The Bay Citizen: Cyclist to Be Charged in Woman’s Death
Randolph Ang could face one year in jail for crashing into Dionette Cherney
By ZUSHA ELINSON on November 14, 2011
Zusha Elinson/The Bay Citizen
A cyclist who crashed into an elderly pedestrian near San Francisco’s waterfront will be charged with misdemeanor vehicular manslaughter, a spokesman for San Francisco District Attorney George Gascon said Monday afternoon.
Police say Randolph Ang, 23, was riding his bike on July 15 when he ran a red light and hit Dionette Cherney, 68, as she was crossing Embarcadero at Mission Street, knocking her to the pavement. Cherney, who was visiting San Francisco, died on Aug. 11. The cause of death was “blunt force injuries to head,” according the coroner.
Cherney was a realtor for Prudential in Washington, D.C., and a noted volunteer for Score DC, a nonprofit that offers free counseling for small businesses. She was was the first pedestrian in the Bay Area to be killed by a cyclist in five years, according to The Bay Citizen’s Bike Accident Tracker, which tracks bike crashes that have been reported to the police.
Assistant District Attorney Omid Talai said that Ang would be arraigned on Nov. 23. Misdemeanor vehicular manslaughter can carry a sentence of one year in county jail, Talai said.
Ang could not be reached for comment. After the collision, which occurred at 8:30 a.m., Ang cooperated with police in their investigation.
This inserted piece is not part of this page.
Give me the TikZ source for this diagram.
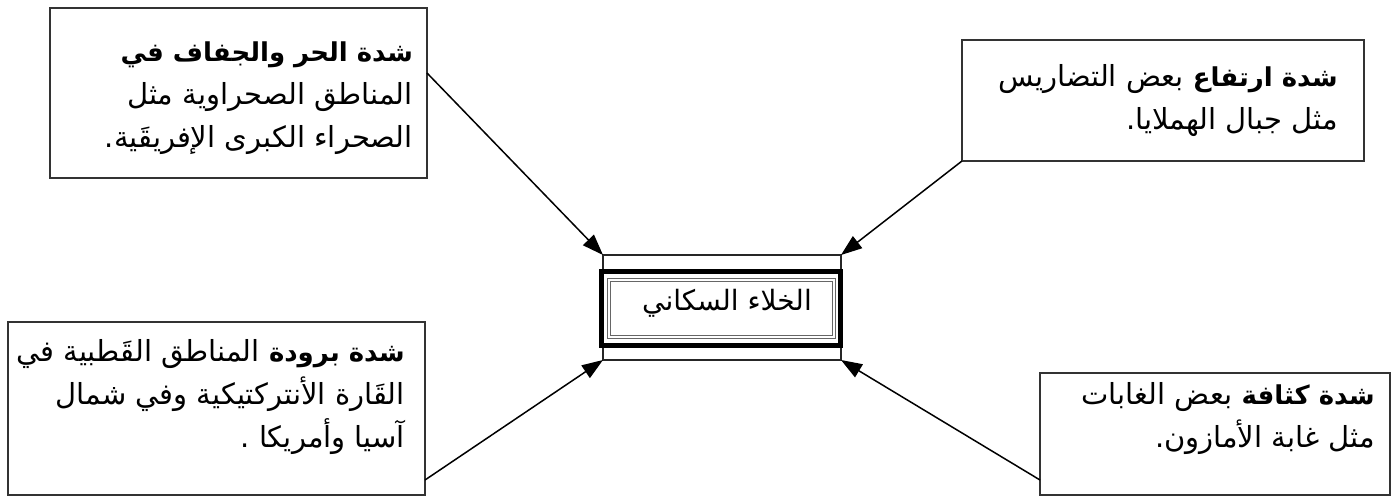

Ang appeared to be shaken by the crash — and handed over his bike to the police without objection.
At the time, San Francisco Police Department spokesman Albie Esparza said that cyclists, like cars, must abide by the rules of the road.
According to Talai, the coroner’s office didn’t finish Cherney’s autopsy report until Oct. 31st, which delayed the police department’s investigation. Talai said that police gave the D.A.’s office a complete report on the incident on Nov. 9, the day after Gascon was elected to his first full term. Gascon’s office made the decision to charge Ang the next day, Talai said.
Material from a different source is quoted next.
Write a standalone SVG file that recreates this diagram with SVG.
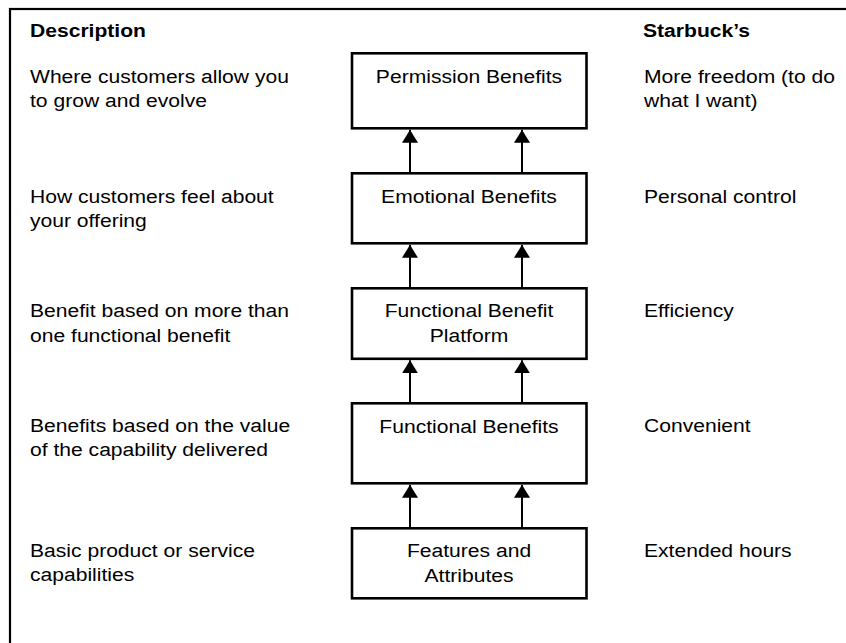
<svg xmlns="http://www.w3.org/2000/svg" width="846" height="643" viewBox="0 0 846 643">
<style>
  text { font-family: "Liberation Sans", Arial, Helvetica, sans-serif; font-size: 19px; fill: #000; }
  .hdr { font-weight: bold; }
  .mid { text-anchor: middle; }
  .box { fill: #fff; stroke: #000; stroke-width: 2.6; }
  .frame { fill: none; stroke: #000; stroke-width: 2.2; }
  .conn line { stroke: #000; stroke-width: 2; }
</style>
<defs>
  <marker id="ah" viewBox="0 0 13 16" refX="13" refY="8" markerWidth="13" markerHeight="16" markerUnits="userSpaceOnUse" orient="auto">
    <path d="M0,0 L13,8 L0,16 Z" fill="#000"/>
  </marker>
</defs>
<rect width="846" height="643" fill="#fff"/>
<rect class="frame" x="10" y="9" width="900" height="700"/>

<g id="headers">
  <text class="hdr" transform="translate(30,37) scale(1.11,1)">Description</text>
  <text class="hdr" transform="translate(643,37) scale(1.11,1)">Starbuck’s</text>
</g>

<g id="descriptions">
  <text transform="translate(30,83) scale(1.11,1)"><tspan x="0" y="0">Where customers allow you</tspan><tspan x="0" y="24.4">to grow and evolve</tspan></text>
  <text transform="translate(30,202.5) scale(1.11,1)"><tspan x="0" y="0">How customers feel about</tspan><tspan x="0" y="24.4">your offering</tspan></text>
  <text transform="translate(30,317.3) scale(1.11,1)"><tspan x="0" y="0">Benefit based on more than</tspan><tspan x="0" y="24.4">one functional benefit</tspan></text>
  <text transform="translate(30,432) scale(1.11,1)"><tspan x="0" y="0">Benefits based on the value</tspan><tspan x="0" y="24.4">of the capability delivered</tspan></text>
  <text transform="translate(30,557) scale(1.11,1)"><tspan x="0" y="0">Basic product or service</tspan><tspan x="0" y="24.4">capabilities</tspan></text>
</g>

<g id="starbucks">
  <text transform="translate(644,83) scale(1.11,1)"><tspan x="0" y="0">More freedom (to do</tspan><tspan x="0" y="24.4">what I want)</tspan></text>
  <text transform="translate(644,202.5) scale(1.11,1)">Personal control</text>
  <text transform="translate(644,317.3) scale(1.11,1)">Efficiency</text>
  <text transform="translate(644,432) scale(1.11,1)">Convenient</text>
  <text transform="translate(644,557) scale(1.11,1)">Extended hours</text>
</g>

<g id="permission-benefits">
  <rect class="box" x="352" y="53.3" width="234.5" height="75"/>
  <text class="mid" transform="translate(469,83) scale(1.11,1)">Permission Benefits</text>
</g>
<g id="emotional-benefits">
  <rect class="box" x="352" y="173.3" width="234.5" height="70"/>
  <text class="mid" transform="translate(469,202.7) scale(1.11,1)">Emotional Benefits</text>
</g>
<g id="functional-benefit-platform">
  <rect class="box" x="352" y="288.3" width="234.5" height="70.5"/>
  <text class="mid" transform="translate(469,316.7) scale(1.11,1)"><tspan x="0" y="0">Functional Benefit</tspan><tspan x="0" y="25">Platform</tspan></text>
</g>
<g id="functional-benefits">
  <rect class="box" x="352" y="403.3" width="234.5" height="80"/>
  <text class="mid" transform="translate(469,433.3) scale(1.11,1)">Functional Benefits</text>
</g>
<g id="features-attributes">
  <rect class="box" x="352" y="528.3" width="234.5" height="70"/>
  <text class="mid" transform="translate(469,556.7) scale(1.11,1)"><tspan x="0" y="0">Features and</tspan><tspan x="0" y="25">Attributes</tspan></text>
</g>

<g id="connectors" class="conn">
  <line x1="410" y1="172" x2="410" y2="129.8" marker-end="url(#ah)"/>
  <line x1="522" y1="172" x2="522" y2="129.8" marker-end="url(#ah)"/>
  <line x1="410" y1="287" x2="410" y2="244.8" marker-end="url(#ah)"/>
  <line x1="522" y1="287" x2="522" y2="244.8" marker-end="url(#ah)"/>
  <line x1="410" y1="402" x2="410" y2="360.3" marker-end="url(#ah)"/>
  <line x1="522" y1="402" x2="522" y2="360.3" marker-end="url(#ah)"/>
  <line x1="410" y1="527" x2="410" y2="484.8" marker-end="url(#ah)"/>
  <line x1="522" y1="527" x2="522" y2="484.8" marker-end="url(#ah)"/>
</g>
</svg>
The case had piqued the interest of the city’s pedestrians, who often complain that San Franicisco’s cyclists frequently run red lights and ignore stop signs. In fact, running red lights is one of the leading causes of collisions where bikers are found to be at fault, according the Bike Accident Tracker.
But the overall number of pedestrian-cyclist collisions is low. Out of the 2,268 crashes that San Francisco cyclists were involved in between 2005 and 2010, just 168 — or 7.4 percent — were with pedestrians, according to the Bike Accident Tracker.
“This received a lot of attention. We never want anything like this to happen again,” said Elizabeth Stampe of Walk SF, an organization that advocates for pedestrians. “When you’re riding a bicycle on the street, you feel pretty vulnerable, and I think you can forget that other people are using the street who are more vulnerable.”
But Stampe emphasized that cars pose a greater danger to pedestrians than bikes. She said that 811 pedestrians were hit by cars last year, while 18 were hit by bikes, according to the San Francisco Police Department.
Leah Shahum, Executive Director of the San Francisco Bike Coalition said that the accident was “a tragic situation”
“If someone is biking or driving recklessly, I think it needs to be taken seriously,” she said.
Shaana Rahman, a lawyer who often represents cyclists, said that it was a tragic accident, but disagreed with the DA’s decision.
“There are many cases that I’ve had where cars have run red lights and stop signs and killed cyclists, and there were never any charges filed,” said Rahman. “Its an unusual situation that criminal charges are put forth, unless there is some extenuating circumstances like drugs or alcohol.”
Talai said there is no evidence that Ang was riding under the influence of drugs or alcohol.